Dataset content:
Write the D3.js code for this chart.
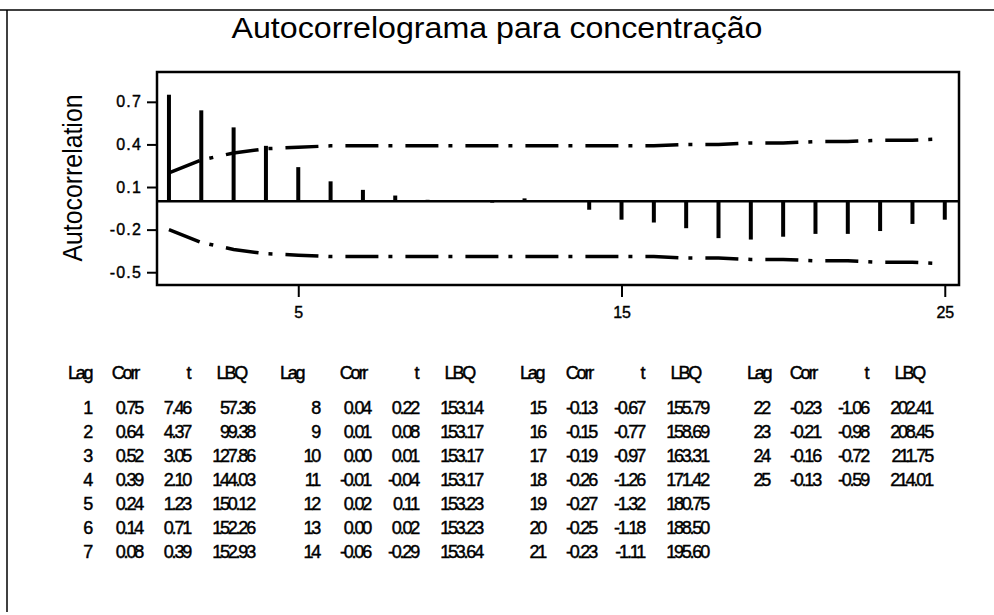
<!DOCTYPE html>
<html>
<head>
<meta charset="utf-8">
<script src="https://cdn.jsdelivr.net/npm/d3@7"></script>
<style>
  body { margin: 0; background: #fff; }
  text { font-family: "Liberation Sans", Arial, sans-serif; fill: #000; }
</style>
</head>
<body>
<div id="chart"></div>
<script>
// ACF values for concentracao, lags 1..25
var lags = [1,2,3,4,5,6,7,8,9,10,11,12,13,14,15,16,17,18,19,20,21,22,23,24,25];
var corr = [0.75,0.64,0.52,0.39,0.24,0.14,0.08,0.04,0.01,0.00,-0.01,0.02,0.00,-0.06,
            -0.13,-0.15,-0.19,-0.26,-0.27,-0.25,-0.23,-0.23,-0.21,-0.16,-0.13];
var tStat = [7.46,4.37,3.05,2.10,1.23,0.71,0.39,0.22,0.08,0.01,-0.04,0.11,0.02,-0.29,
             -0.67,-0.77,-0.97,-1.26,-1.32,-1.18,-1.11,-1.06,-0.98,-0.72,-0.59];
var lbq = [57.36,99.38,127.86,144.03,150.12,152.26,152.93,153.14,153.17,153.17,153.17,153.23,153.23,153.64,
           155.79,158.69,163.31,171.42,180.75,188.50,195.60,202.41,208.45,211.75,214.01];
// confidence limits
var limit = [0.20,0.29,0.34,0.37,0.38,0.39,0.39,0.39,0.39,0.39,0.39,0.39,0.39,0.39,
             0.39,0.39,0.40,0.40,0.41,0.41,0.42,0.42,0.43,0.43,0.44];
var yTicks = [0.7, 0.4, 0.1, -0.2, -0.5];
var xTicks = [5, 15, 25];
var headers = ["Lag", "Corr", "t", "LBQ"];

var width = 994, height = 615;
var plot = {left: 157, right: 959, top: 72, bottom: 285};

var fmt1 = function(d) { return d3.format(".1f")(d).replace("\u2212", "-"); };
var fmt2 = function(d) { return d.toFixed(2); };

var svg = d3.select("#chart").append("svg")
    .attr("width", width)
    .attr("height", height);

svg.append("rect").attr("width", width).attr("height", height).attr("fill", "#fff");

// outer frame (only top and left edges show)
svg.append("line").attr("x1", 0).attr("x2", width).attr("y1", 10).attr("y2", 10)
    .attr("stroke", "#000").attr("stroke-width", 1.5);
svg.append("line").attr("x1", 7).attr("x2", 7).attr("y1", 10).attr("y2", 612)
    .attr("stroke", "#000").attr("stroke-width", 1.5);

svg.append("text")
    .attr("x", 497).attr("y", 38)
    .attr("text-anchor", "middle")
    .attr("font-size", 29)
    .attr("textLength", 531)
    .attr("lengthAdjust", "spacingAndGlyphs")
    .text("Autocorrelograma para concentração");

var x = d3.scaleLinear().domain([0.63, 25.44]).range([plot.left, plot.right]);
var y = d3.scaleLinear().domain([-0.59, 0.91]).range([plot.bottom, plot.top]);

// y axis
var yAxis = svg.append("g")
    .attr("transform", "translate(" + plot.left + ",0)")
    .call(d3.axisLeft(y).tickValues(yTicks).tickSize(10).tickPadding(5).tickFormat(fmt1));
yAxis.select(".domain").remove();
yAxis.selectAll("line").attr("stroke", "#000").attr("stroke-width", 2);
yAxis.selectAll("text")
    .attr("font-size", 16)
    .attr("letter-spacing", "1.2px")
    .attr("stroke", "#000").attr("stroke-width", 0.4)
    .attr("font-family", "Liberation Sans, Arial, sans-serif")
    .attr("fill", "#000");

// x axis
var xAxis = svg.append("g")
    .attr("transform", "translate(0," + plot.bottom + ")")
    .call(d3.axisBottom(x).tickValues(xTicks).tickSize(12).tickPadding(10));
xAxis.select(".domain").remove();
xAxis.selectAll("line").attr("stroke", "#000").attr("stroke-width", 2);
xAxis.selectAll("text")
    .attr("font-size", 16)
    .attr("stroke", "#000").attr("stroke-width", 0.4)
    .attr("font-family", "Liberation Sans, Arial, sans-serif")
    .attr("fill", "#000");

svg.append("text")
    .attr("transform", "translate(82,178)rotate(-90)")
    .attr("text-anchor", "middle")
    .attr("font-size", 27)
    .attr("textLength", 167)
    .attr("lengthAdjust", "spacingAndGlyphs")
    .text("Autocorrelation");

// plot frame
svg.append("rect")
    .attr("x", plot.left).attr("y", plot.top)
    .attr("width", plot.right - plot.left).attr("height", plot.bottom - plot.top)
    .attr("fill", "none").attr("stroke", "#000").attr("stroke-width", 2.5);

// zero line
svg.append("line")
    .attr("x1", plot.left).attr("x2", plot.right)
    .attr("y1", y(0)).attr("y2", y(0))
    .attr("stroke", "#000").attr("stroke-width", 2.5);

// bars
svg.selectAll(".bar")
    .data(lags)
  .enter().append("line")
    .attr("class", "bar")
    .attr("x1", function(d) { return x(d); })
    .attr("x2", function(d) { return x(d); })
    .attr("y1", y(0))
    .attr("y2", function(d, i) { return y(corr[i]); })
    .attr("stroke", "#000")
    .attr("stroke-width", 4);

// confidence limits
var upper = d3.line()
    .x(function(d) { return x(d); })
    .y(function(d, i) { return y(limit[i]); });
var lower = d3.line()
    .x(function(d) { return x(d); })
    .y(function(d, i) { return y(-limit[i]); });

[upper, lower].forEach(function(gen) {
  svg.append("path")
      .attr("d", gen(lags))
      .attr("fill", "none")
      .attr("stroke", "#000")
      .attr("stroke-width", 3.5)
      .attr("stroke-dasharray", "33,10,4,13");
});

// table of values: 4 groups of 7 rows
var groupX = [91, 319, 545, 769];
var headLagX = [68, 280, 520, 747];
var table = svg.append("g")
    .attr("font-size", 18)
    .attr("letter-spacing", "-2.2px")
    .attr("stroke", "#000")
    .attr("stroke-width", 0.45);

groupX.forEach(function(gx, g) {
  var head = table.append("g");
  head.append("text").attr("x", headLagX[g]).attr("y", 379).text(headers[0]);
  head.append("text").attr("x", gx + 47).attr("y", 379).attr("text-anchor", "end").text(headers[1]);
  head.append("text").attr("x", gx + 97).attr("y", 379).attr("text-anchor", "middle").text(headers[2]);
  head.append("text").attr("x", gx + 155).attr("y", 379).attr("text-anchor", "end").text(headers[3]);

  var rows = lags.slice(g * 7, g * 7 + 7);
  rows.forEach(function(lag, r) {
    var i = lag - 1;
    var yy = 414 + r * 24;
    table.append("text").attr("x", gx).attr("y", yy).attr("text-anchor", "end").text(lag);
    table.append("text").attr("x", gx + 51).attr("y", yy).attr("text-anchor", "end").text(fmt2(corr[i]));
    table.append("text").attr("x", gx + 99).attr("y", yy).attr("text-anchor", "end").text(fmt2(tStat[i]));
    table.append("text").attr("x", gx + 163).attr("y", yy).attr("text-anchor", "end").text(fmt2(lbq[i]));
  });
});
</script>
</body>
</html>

Task: Repeat the data above exactly, but not the pictures.

The result:
Write the D3.js code for this chart.
<!DOCTYPE html>
<html>
<head>
<meta charset="utf-8">
<script src="https://cdn.jsdelivr.net/npm/d3@7"></script>
<style>
  body { margin: 0; background: #fff; }
  text { font-family: "Liberation Sans", Arial, sans-serif; fill: #000; }
</style>
</head>
<body>
<div id="chart"></div>
<script>
// ACF values for concentracao, lags 1..25
var lags = [1,2,3,4,5,6,7,8,9,10,11,12,13,14,15,16,17,18,19,20,21,22,23,24,25];
var corr = [0.75,0.64,0.52,0.39,0.24,0.14,0.08,0.04,0.01,0.00,-0.01,0.02,0.00,-0.06,
            -0.13,-0.15,-0.19,-0.26,-0.27,-0.25,-0.23,-0.23,-0.21,-0.16,-0.13];
var tStat = [7.46,4.37,3.05,2.10,1.23,0.71,0.39,0.22,0.08,0.01,-0.04,0.11,0.02,-0.29,
             -0.67,-0.77,-0.97,-1.26,-1.32,-1.18,-1.11,-1.06,-0.98,-0.72,-0.59];
var lbq = [57.36,99.38,127.86,144.03,150.12,152.26,152.93,153.14,153.17,153.17,153.17,153.23,153.23,153.64,
           155.79,158.69,163.31,171.42,180.75,188.50,195.60,202.41,208.45,211.75,214.01];
// confidence limits
var limit = [0.20,0.29,0.34,0.37,0.38,0.39,0.39,0.39,0.39,0.39,0.39,0.39,0.39,0.39,
             0.39,0.39,0.40,0.40,0.41,0.41,0.42,0.42,0.43,0.43,0.44];
var yTicks = [0.7, 0.4, 0.1, -0.2, -0.5];
var xTicks = [5, 15, 25];
var headers = ["Lag", "Corr", "t", "LBQ"];

var width = 994, height = 615;
var plot = {left: 157, right: 959, top: 72, bottom: 285};

var fmt1 = function(d) { return d3.format(".1f")(d).replace("\u2212", "-"); };
var fmt2 = function(d) { return d.toFixed(2); };

var svg = d3.select("#chart").append("svg")
    .attr("width", width)
    .attr("height", height);

svg.append("rect").attr("width", width).attr("height", height).attr("fill", "#fff");

// outer frame (only top and left edges show)
svg.append("line").attr("x1", 0).attr("x2", width).attr("y1", 10).attr("y2", 10)
    .attr("stroke", "#000").attr("stroke-width", 1.5);
svg.append("line").attr("x1", 7).attr("x2", 7).attr("y1", 10).attr("y2", 612)
    .attr("stroke", "#000").attr("stroke-width", 1.5);

svg.append("text")
    .attr("x", 497).attr("y", 38)
    .attr("text-anchor", "middle")
    .attr("font-size", 29)
    .attr("textLength", 531)
    .attr("lengthAdjust", "spacingAndGlyphs")
    .text("Autocorrelograma para concentração");

var x = d3.scaleLinear().domain([0.63, 25.44]).range([plot.left, plot.right]);
var y = d3.scaleLinear().domain([-0.59, 0.91]).range([plot.bottom, plot.top]);

// y axis
var yAxis = svg.append("g")
    .attr("transform", "translate(" + plot.left + ",0)")
    .call(d3.axisLeft(y).tickValues(yTicks).tickSize(10).tickPadding(5).tickFormat(fmt1));
yAxis.select(".domain").remove();
yAxis.selectAll("line").attr("stroke", "#000").attr("stroke-width", 2);
yAxis.selectAll("text")
    .attr("font-size", 16)
    .attr("letter-spacing", "1.2px")
    .attr("stroke", "#000").attr("stroke-width", 0.4)
    .attr("font-family", "Liberation Sans, Arial, sans-serif")
    .attr("fill", "#000");

// x axis
var xAxis = svg.append("g")
    .attr("transform", "translate(0," + plot.bottom + ")")
    .call(d3.axisBottom(x).tickValues(xTicks).tickSize(12).tickPadding(10));
xAxis.select(".domain").remove();
xAxis.selectAll("line").attr("stroke", "#000").attr("stroke-width", 2);
xAxis.selectAll("text")
    .attr("font-size", 16)
    .attr("stroke", "#000").attr("stroke-width", 0.4)
    .attr("font-family", "Liberation Sans, Arial, sans-serif")
    .attr("fill", "#000");

svg.append("text")
    .attr("transform", "translate(82,178)rotate(-90)")
    .attr("text-anchor", "middle")
    .attr("font-size", 27)
    .attr("textLength", 167)
    .attr("lengthAdjust", "spacingAndGlyphs")
    .text("Autocorrelation");

// plot frame
svg.append("rect")
    .attr("x", plot.left).attr("y", plot.top)
    .attr("width", plot.right - plot.left).attr("height", plot.bottom - plot.top)
    .attr("fill", "none").attr("stroke", "#000").attr("stroke-width", 2.5);

// zero line
svg.append("line")
    .attr("x1", plot.left).attr("x2", plot.right)
    .attr("y1", y(0)).attr("y2", y(0))
    .attr("stroke", "#000").attr("stroke-width", 2.5);

// bars
svg.selectAll(".bar")
    .data(lags)
  .enter().append("line")
    .attr("class", "bar")
    .attr("x1", function(d) { return x(d); })
    .attr("x2", function(d) { return x(d); })
    .attr("y1", y(0))
    .attr("y2", function(d, i) { return y(corr[i]); })
    .attr("stroke", "#000")
    .attr("stroke-width", 4);

// confidence limits
var upper = d3.line()
    .x(function(d) { return x(d); })
    .y(function(d, i) { return y(limit[i]); });
var lower = d3.line()
    .x(function(d) { return x(d); })
    .y(function(d, i) { return y(-limit[i]); });

[upper, lower].forEach(function(gen) {
  svg.append("path")
      .attr("d", gen(lags))
      .attr("fill", "none")
      .attr("stroke", "#000")
      .attr("stroke-width", 3.5)
      .attr("stroke-dasharray", "33,10,4,13");
});

// table of values: 4 groups of 7 rows
var groupX = [91, 319, 545, 769];
var headLagX = [68, 280, 520, 747];
var table = svg.append("g")
    .attr("font-size", 18)
    .attr("letter-spacing", "-2.2px")
    .attr("stroke", "#000")
    .attr("stroke-width", 0.45);

groupX.forEach(function(gx, g) {
  var head = table.append("g");
  head.append("text").attr("x", headLagX[g]).attr("y", 379).text(headers[0]);
  head.append("text").attr("x", gx + 47).attr("y", 379).attr("text-anchor", "end").text(headers[1]);
  head.append("text").attr("x", gx + 97).attr("y", 379).attr("text-anchor", "middle").text(headers[2]);
  head.append("text").attr("x", gx + 155).attr("y", 379).attr("text-anchor", "end").text(headers[3]);

  var rows = lags.slice(g * 7, g * 7 + 7);
  rows.forEach(function(lag, r) {
    var i = lag - 1;
    var yy = 414 + r * 24;
    table.append("text").attr("x", gx).attr("y", yy).attr("text-anchor", "end").text(lag);
    table.append("text").attr("x", gx + 51).attr("y", yy).attr("text-anchor", "end").text(fmt2(corr[i]));
    table.append("text").attr("x", gx + 99).attr("y", yy).attr("text-anchor", "end").text(fmt2(tStat[i]));
    table.append("text").attr("x", gx + 163).attr("y", yy).attr("text-anchor", "end").text(fmt2(lbq[i]));
  });
});
</script>
</body>
</html>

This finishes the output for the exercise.